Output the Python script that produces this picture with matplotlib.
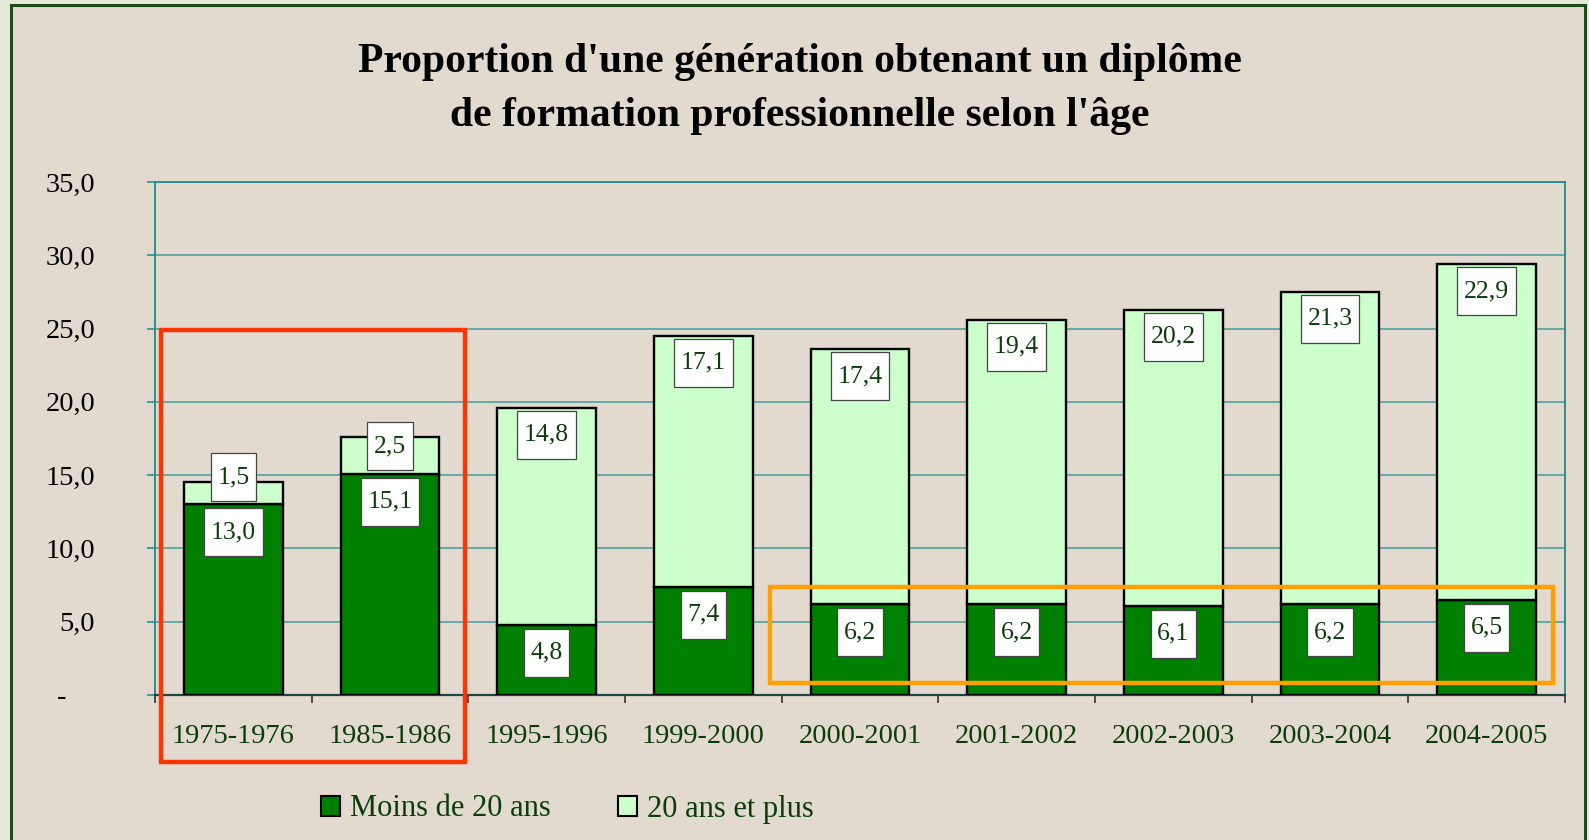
import matplotlib
matplotlib.use("Agg")
import matplotlib.pyplot as plt
from matplotlib.patches import Patch, Rectangle
from matplotlib.path import Path
import numpy as np

# ── data ────────────────────────────────────────────────────────────────
periods = ["1975-1976", "1985-1986", "1995-1996", "1999-2000", "2000-2001",
           "2001-2002", "2002-2003", "2003-2004", "2004-2005"]
moins_20 = [13.0, 15.1, 4.8, 7.4, 6.2, 6.2, 6.1, 6.2, 6.5]
plus_20 = [1.5, 2.5, 14.8, 17.1, 17.4, 19.4, 20.2, 21.3, 22.9]
series_names = ["Moins de 20 ans", "20 ans et plus"]
title = "Proportion d'une génération obtenant un diplôme\nde formation professionnelle selon l'âge"

# ── style ───────────────────────────────────────────────────────────────
_OUTER = "#E7E9DB"
_BG = "#E3DACF"
_FRAME = "#1E4A1E"
_DARK = "#008000"
_LIGHT = "#CCFFCC"
_TXT = "#0B3D0B"
_TEAL = "#2E8E8E"
_GRID = "#5AA6A6"
_RED = "#FF3300"
_ORANGE = "#FFA000"
_SERIF = ["Liberation Serif", "DejaVu Serif"]

W, H, DPI = 1589, 840, 100
AX_L, AX_R, AX_T, AX_B = 155, 1565, 182, 695   # pixels
YMAX = 35
PX_PER_U = (AX_B - AX_T) / YMAX
BOX_H = 48 / PX_PER_U        # label box height in data units
BOX_GAP = 4 / PX_PER_U


def label_box(x0, y0, width, height, mutation_size):
    """Excel-like data label box: fixed height, narrow side padding."""
    padx = 0.26 * mutation_size
    half_h = 24
    cy = y0 + height / 2
    x_l, x_r = x0 - padx, x0 + width + padx
    verts = [(x_l, cy - half_h), (x_r, cy - half_h), (x_r, cy + half_h),
             (x_l, cy + half_h), (x_l, cy - half_h)]
    return Path(verts, closed=True)


fig = plt.figure(figsize=(W / DPI, H / DPI), dpi=DPI, facecolor=_OUTER)

# framed panel
fig.patches.append(Rectangle((11 / W, -0.02), (1585 - 11) / W, 1 - 5 / H + 0.02,
                             transform=fig.transFigure, fc=_BG, ec=_FRAME,
                             lw=2.2, zorder=-10))

ax = fig.add_axes([AX_L / W, 1 - AX_B / H, (AX_R - AX_L) / W, (AX_B - AX_T) / H])
ax.set_facecolor("none")

x = np.arange(len(periods))
bw = 0.63
ax.bar(x, moins_20, bw, color=_DARK, edgecolor="black", lw=1.7, zorder=3,
       label=series_names[0])
ax.bar(x, plus_20, bw, bottom=moins_20, color=_LIGHT, edgecolor="black", lw=1.7,
       zorder=3, label=series_names[1])

ax.set_xlim(-0.5, len(periods) - 0.5)
ax.set_ylim(0, YMAX)

# y axis
yt = np.arange(0, YMAX + 1, 5)
ax.set_yticks(yt)
ax.set_yticklabels(["-    " if v == 0 else f"{v:.1f}".replace(".", ",") for v in yt],
                   family=_SERIF, fontsize=20.5, color="black")
ax.tick_params(axis="y", length=6, width=1.2, color=_TEAL, pad=37)
ax.yaxis.grid(True, color=_GRID, lw=1.3, zorder=1)
ax.set_axisbelow(True)

# x axis: ticks on category boundaries, labels at centres
ax.set_xticks(np.arange(len(periods) + 1) - 0.5)
ax.set_xticklabels([])
ax.set_xticks(x, minor=True)
ax.set_xticklabels(periods, minor=True, family=_SERIF, fontsize=20.5, color=_TXT)
ax.tick_params(axis="x", which="major", length=6, width=1.2, color="#333333")
ax.tick_params(axis="x", which="minor", length=0, pad=21)

for side in ["left", "top", "right"]:
    ax.spines[side].set_color(_TEAL)
    ax.spines[side].set_linewidth(1.4)
ax.spines["bottom"].set_color("#1F4545")
ax.spines["bottom"].set_linewidth(1.6)

# data labels
for i, (lo, hi) in enumerate(zip(moins_20, plus_20)):
    lo_box_top = lo - BOX_GAP
    lo_c = lo_box_top - BOX_H / 2
    top = lo + hi
    hi_box_top = max(top - BOX_GAP * 0.75, lo_box_top + BOX_H + 0.5)
    hi_c = hi_box_top - BOX_H / 2
    for val, yc in ((lo, lo_c), (hi, hi_c)):
        ax.text(i, yc, f"{val:.1f}".replace(".", ","), ha="center", va="center",
                family=_SERIF, fontsize=18.5, color=_TXT, zorder=6,
                bbox=dict(boxstyle=label_box, fc="white", ec="#444444", lw=0.9))

# highlight frames
ax.add_patch(Rectangle((-0.462, -4.57), 1.941, 24.9 + 4.57, fill=False,
                       ec=_RED, lw=3.2, clip_on=False, zorder=7))
ax.add_patch(Rectangle((3.425, 0.82), 4.998, 7.37 - 0.82, fill=False,
                       ec=_ORANGE, lw=3.2, clip_on=False, zorder=7))

# title
fig.text(800 / W, 1 - 89 / H, title, ha="center", va="center", family=_SERIF,
         fontsize=30, fontweight="bold", color="black", linespacing=1.55)

# legend
handles = [Patch(fc=_DARK, ec="black", lw=1.5), Patch(fc=_LIGHT, ec="black", lw=1.5)]
leg = fig.legend(handles, series_names, loc="center", ncol=2, frameon=False,
                 bbox_to_anchor=(567 / W, 1 - 809 / H), handlelength=0.65,
                 handleheight=0.65, handletextpad=0.3, columnspacing=2.2,
                 prop={"family": _SERIF, "size": 22})
for t in leg.get_texts():
    t.set_color(_TXT)

fig.savefig("out.png", dpi=DPI, facecolor=fig.get_facecolor())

### Exercise:
Emit the lines of the material exactly, from its first line to the line containing "BOX_GAP = 4 / PX_PER_U", inclusive; leave every picture out.

### Result:
Output the Python script that produces this picture with matplotlib.
import matplotlib
matplotlib.use("Agg")
import matplotlib.pyplot as plt
from matplotlib.patches import Patch, Rectangle
from matplotlib.path import Path
import numpy as np

# ── data ────────────────────────────────────────────────────────────────
periods = ["1975-1976", "1985-1986", "1995-1996", "1999-2000", "2000-2001",
           "2001-2002", "2002-2003", "2003-2004", "2004-2005"]
moins_20 = [13.0, 15.1, 4.8, 7.4, 6.2, 6.2, 6.1, 6.2, 6.5]
plus_20 = [1.5, 2.5, 14.8, 17.1, 17.4, 19.4, 20.2, 21.3, 22.9]
series_names = ["Moins de 20 ans", "20 ans et plus"]
title = "Proportion d'une génération obtenant un diplôme\nde formation professionnelle selon l'âge"

# ── style ───────────────────────────────────────────────────────────────
_OUTER = "#E7E9DB"
_BG = "#E3DACF"
_FRAME = "#1E4A1E"
_DARK = "#008000"
_LIGHT = "#CCFFCC"
_TXT = "#0B3D0B"
_TEAL = "#2E8E8E"
_GRID = "#5AA6A6"
_RED = "#FF3300"
_ORANGE = "#FFA000"
_SERIF = ["Liberation Serif", "DejaVu Serif"]

W, H, DPI = 1589, 840, 100
AX_L, AX_R, AX_T, AX_B = 155, 1565, 182, 695   # pixels
YMAX = 35
PX_PER_U = (AX_B - AX_T) / YMAX
BOX_H = 48 / PX_PER_U        # label box height in data units
BOX_GAP = 4 / PX_PER_U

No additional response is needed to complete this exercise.